Let’s follow the advice and change the code:

/*!re2c
    *   { return '*'; }
    "a" { return 'a'; }
*/

Now the generated code looks much better:

{
        YYCTYPE yych;
        if (YYLIMIT <= YYCURSOR) YYFILL(1);
        yych = *YYCURSOR;
        switch (yych) {
        case 'a':       goto yy4;
        default:        goto yy2;
        }
yy2:
        ++YYCURSOR;
        { return '*'; }
yy4:
        ++YYCURSOR;
        { return 'a'; }
}

Note that the default rule brings no overhead: it simply binds code to the default label. It should always be used, unless you are absolutely sure that your grammar covers all possible cases.

The old default rule

When the world was young and re2c didn’t have the default * rule (that is, before re2c-0.13.7) everyone used [^] as the default rule, as in this example (any.re):

/*!re2c
    // ... normal rules ...
    [^] { return "any"; }
*/

[^] is just an ordinary rule: it matches any character and has normal priority (so it should be the last rule). If other rules didn’t match, [^] will match and consume one character.

But exactly what is a character? First, an abstract number that is assigned some sacred meaning within the current encoding — a code point. Second, a minimal piece of information (say, combination of bits) that can represent a unit of encoded text — a code unit. Rules are defined in terms of code points. Input is measured in code units. In fixed-width encodings (such as ASCII, EBCDIC, UCS-2, UTF-32, etc.), there is a one-to-one correspondence between code points and code units. In variable-width encodings (such as UTF-8, UTF-16, etc.), code points map to code unit sequences of different lengths.

The [^] rule matches any code point. In fixed-width encodings, it covers all code units and consumes exactly one of them. In variable-width encodings, it consumes variable number of code units and may not match some of them.

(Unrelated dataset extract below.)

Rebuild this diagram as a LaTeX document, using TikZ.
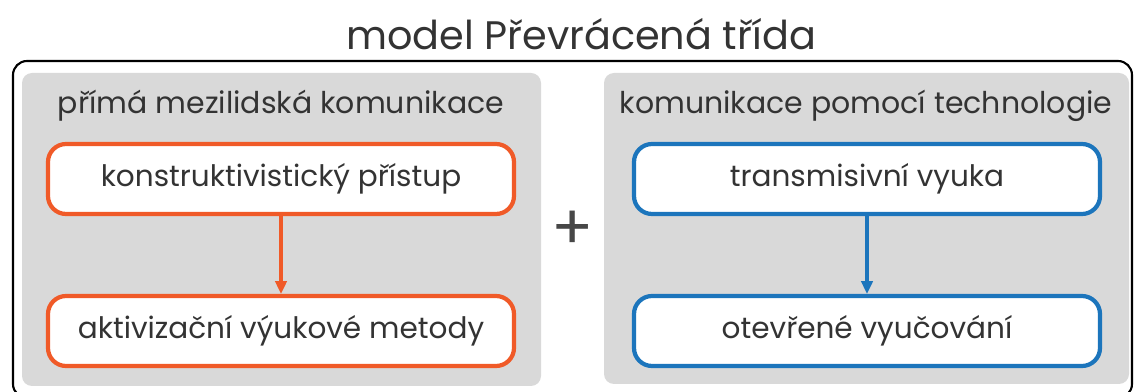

The example above compiles without warnings with any fixed-width encoding (ASCII by default). However, with the UTF-8 encoding `re2c -i8 -Wundefined-control-flow any.re` complains:

any.re:4:2: warning: control flow is undefined for strings that match
        '[\x80-\xC1\xF5-\xFF]'
        '\xF0 [\x0-\x8F\xC0-\xFF]'
        '[\xE1-\xEF] [\x0-\x7F\xC0-\xFF]'
        '\xF4 [\x0-\x7F\x90-\xFF]'
        '\xE0 [\x0-\x9F\xC0-\xFF]'
        '[\xF1-\xF3] [\x0-\x7F\xC0-\xFF]'
        '[\xC2-\xDF] [\x0-\x7F\xC0-\xFF]'
        '\xE0 [\xA0-\xBF] [\x0-\x7F\xC0-\xFF]'
 ... and 7 more, use default rule '*' [-Wundefined-control-flow]

It shows us the patterns that must never appear in valid UTF-8 encoded text. If the input is not valid UTF-8, lexer behavior is undefined. One would expect that with UTF-16 (another variable-width encoding), re2c would also report a warning, but it doesn’t. This is because by default, re2c treats Unicode surrogates as normal code points (for backwards compatibility reasons). If we tell re2c to exclude surrogates (`re2c -ix --encoding-policy fail -Wundefined-control-flow`), then we will get a warning:

any.re:4:2: warning: control flow is undefined for strings that match
        '[\xDC00-\xDFFF]'
        '[\xD800-\xDBFF] [\x0-\xDBFF\xE000-\xFFFF]'
, use default rule '*' [-Wundefined-control-flow]

As you see, it can get quite subtle. A good advice is, always use default rule *: it matches any code unit regardless of encoding, consumes a single code unit no matter what and always has the lowest priority. Note that * is a built-in hack: it cannot be expressed through ordinary rules.